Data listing
»»

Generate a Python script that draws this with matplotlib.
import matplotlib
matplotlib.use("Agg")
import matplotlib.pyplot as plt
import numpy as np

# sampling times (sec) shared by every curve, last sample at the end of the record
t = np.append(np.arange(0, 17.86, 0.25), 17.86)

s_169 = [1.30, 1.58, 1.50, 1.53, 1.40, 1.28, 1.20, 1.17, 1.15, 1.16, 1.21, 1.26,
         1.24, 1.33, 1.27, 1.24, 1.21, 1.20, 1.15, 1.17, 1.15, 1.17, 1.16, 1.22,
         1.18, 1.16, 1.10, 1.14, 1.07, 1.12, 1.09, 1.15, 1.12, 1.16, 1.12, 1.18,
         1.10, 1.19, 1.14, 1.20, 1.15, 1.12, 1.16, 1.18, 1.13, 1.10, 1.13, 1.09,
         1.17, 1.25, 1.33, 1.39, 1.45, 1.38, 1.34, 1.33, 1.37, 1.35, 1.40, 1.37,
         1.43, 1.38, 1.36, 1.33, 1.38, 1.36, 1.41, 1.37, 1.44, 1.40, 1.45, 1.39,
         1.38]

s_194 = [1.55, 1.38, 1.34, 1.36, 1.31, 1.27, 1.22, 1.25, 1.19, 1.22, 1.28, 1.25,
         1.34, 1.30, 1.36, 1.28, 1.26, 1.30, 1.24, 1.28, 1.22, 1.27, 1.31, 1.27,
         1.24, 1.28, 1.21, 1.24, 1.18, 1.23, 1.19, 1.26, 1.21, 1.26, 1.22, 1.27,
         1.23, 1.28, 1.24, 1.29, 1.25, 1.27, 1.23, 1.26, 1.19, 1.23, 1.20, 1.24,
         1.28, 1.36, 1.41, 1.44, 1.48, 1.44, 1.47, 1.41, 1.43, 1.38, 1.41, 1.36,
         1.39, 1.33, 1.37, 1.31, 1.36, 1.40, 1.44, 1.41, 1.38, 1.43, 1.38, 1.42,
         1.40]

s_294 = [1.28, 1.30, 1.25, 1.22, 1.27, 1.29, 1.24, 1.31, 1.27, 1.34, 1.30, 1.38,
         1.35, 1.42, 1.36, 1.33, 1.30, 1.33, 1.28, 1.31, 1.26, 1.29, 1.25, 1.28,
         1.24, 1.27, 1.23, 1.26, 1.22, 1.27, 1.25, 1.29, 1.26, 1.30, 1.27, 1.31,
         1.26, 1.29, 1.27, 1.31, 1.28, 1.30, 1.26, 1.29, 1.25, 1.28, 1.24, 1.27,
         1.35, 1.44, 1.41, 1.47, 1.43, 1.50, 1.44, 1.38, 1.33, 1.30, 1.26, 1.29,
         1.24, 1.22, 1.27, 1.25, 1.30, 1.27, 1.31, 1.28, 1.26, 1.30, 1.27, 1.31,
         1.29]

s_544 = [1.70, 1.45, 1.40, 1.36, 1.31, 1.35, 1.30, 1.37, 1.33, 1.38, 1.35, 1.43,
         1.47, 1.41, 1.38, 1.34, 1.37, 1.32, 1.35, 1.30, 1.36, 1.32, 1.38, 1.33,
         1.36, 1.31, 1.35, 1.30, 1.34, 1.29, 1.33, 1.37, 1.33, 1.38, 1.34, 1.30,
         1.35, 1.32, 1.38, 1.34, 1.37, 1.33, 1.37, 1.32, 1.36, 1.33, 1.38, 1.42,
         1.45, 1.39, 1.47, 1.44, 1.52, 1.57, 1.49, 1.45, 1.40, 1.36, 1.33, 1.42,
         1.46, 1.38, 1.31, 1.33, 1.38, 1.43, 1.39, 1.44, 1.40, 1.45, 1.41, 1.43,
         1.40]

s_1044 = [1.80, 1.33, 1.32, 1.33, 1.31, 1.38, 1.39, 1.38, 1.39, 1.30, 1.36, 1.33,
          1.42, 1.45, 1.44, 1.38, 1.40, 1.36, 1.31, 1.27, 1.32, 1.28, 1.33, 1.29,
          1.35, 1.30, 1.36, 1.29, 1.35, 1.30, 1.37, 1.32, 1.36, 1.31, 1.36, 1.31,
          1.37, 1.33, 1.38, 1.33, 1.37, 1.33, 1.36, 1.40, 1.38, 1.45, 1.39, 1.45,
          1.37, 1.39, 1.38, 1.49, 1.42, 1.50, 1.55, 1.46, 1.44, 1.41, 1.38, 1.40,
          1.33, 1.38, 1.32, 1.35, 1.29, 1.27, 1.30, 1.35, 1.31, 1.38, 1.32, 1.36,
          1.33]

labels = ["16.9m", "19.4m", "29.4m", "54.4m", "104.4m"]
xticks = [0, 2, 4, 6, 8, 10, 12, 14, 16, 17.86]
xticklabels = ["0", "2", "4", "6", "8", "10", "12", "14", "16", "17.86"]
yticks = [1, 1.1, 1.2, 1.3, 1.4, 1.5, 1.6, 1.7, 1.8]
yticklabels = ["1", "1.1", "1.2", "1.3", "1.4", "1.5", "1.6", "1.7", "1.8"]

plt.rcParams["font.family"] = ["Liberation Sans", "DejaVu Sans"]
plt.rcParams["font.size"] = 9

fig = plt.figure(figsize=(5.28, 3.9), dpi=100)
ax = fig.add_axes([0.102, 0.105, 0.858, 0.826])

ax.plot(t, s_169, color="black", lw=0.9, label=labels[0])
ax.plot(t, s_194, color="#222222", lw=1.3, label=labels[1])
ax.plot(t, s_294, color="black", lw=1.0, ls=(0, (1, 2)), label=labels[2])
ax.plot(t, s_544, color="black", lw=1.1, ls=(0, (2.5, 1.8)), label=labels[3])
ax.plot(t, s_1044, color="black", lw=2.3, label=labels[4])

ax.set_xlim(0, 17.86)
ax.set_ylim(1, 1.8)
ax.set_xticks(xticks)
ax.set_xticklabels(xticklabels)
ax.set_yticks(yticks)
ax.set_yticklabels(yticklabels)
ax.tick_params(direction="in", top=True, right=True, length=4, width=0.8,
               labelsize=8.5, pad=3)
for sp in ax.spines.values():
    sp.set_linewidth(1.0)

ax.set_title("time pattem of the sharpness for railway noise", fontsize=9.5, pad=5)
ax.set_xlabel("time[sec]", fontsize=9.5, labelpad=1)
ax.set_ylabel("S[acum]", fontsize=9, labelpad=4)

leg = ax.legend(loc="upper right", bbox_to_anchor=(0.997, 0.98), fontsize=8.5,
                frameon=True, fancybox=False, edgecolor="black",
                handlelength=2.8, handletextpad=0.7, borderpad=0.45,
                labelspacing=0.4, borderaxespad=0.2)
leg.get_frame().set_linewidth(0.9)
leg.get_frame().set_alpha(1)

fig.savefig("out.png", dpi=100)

««
»»

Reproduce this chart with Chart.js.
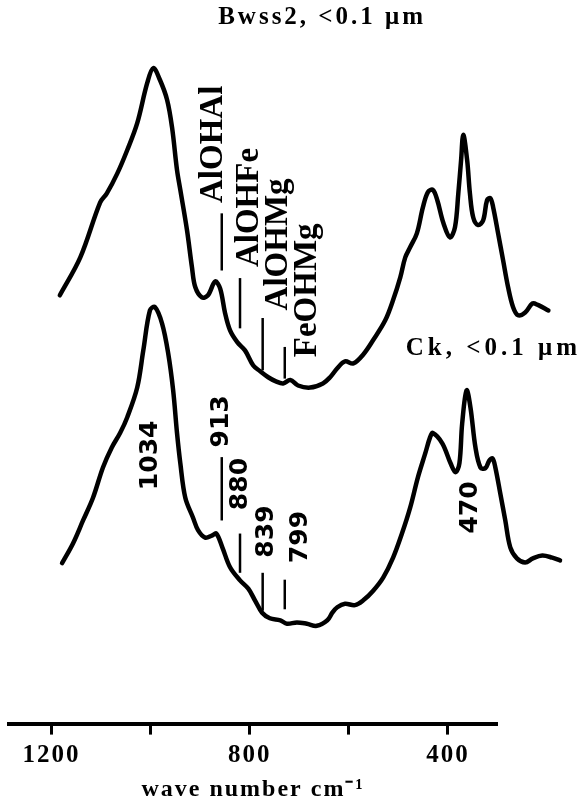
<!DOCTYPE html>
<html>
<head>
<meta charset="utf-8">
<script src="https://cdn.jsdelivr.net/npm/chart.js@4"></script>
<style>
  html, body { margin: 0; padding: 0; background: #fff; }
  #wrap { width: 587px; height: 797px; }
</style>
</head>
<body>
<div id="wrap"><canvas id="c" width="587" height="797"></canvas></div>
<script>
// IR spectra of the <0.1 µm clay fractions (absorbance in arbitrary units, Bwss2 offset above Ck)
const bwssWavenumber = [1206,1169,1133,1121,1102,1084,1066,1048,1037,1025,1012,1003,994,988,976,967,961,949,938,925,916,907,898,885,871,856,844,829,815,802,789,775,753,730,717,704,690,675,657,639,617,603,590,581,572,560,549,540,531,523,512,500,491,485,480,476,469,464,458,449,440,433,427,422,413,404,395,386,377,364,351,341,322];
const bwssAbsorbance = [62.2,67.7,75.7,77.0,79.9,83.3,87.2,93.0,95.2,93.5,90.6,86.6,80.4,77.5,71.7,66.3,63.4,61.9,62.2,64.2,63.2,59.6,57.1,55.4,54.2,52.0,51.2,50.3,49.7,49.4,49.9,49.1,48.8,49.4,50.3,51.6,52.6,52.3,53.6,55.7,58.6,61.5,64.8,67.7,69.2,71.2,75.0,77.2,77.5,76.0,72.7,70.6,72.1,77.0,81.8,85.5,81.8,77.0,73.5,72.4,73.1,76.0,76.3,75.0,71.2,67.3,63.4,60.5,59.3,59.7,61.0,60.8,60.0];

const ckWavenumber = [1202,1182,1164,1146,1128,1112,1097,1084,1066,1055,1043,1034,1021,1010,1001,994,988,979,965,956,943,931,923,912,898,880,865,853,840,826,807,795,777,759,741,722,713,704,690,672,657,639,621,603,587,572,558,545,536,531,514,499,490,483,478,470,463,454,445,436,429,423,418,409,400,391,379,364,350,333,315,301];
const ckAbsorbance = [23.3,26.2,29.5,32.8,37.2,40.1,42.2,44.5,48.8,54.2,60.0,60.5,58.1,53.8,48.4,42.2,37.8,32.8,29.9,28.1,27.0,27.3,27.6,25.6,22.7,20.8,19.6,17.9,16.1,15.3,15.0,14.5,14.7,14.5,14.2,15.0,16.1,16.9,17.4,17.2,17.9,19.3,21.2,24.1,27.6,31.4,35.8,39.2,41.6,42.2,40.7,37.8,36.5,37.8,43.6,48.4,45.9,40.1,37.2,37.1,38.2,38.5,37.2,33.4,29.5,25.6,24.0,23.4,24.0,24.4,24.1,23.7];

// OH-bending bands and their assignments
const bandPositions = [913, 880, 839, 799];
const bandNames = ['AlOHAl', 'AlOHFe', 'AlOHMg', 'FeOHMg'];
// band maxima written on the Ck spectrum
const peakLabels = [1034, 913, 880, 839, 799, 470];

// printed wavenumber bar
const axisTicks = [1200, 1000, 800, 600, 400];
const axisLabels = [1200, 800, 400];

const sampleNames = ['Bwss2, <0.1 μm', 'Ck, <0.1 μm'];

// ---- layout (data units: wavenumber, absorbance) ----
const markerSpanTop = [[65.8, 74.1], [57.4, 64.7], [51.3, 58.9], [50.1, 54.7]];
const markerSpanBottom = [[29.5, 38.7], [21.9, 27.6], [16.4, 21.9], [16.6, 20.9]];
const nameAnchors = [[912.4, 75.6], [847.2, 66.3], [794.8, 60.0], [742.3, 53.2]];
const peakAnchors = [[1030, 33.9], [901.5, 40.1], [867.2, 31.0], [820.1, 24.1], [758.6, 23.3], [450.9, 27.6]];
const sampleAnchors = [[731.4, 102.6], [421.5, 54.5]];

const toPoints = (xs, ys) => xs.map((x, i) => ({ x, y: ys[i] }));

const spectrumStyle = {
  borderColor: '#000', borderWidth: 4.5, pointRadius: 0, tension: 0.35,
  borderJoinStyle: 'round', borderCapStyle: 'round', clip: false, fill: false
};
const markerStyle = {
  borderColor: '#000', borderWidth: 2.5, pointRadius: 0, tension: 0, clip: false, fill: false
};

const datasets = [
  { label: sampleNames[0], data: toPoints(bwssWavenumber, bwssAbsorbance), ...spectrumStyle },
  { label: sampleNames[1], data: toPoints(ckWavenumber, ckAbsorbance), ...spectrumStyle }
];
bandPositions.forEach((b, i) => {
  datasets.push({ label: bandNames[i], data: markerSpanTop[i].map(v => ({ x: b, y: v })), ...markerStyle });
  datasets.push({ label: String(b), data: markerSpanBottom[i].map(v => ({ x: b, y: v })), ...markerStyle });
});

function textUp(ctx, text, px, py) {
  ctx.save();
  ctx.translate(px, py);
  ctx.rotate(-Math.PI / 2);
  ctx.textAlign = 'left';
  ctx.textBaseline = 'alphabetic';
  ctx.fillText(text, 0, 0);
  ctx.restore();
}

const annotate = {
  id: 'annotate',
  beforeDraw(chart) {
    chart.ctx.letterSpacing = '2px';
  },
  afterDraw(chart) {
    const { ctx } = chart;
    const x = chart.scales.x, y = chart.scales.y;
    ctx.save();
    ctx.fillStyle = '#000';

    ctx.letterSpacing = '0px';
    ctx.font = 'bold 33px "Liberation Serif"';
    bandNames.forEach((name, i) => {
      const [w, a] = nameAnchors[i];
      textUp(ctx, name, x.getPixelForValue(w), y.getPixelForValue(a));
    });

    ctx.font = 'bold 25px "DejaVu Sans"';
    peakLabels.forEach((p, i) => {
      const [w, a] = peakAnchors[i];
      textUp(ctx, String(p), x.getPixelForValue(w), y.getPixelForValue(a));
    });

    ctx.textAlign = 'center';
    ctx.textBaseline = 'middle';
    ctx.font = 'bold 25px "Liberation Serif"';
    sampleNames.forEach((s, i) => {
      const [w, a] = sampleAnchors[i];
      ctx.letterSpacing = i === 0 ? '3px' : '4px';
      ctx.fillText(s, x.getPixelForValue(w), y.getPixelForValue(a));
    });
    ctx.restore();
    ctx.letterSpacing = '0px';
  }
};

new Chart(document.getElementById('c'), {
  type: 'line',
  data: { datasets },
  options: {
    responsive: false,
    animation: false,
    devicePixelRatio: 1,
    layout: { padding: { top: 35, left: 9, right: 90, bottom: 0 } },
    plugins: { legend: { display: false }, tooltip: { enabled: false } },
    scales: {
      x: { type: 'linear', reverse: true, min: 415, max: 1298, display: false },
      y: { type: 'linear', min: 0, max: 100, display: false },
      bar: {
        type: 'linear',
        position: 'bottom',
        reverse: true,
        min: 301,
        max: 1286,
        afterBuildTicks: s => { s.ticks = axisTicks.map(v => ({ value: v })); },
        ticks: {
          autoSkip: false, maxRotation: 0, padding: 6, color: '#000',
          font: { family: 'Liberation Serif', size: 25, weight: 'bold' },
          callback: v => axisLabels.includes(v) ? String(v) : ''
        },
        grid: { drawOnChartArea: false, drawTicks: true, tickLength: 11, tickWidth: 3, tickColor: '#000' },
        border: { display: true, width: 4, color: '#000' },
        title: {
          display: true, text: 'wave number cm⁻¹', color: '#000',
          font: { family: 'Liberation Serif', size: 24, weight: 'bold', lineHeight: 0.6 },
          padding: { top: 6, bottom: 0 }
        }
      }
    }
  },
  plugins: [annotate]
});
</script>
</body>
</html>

««

What needs to be done: Find the lines above that include the string "with" and copy them.

Task answer:
Generate a Python script that draws this with matplotlib.
Reproduce this chart with Chart.js.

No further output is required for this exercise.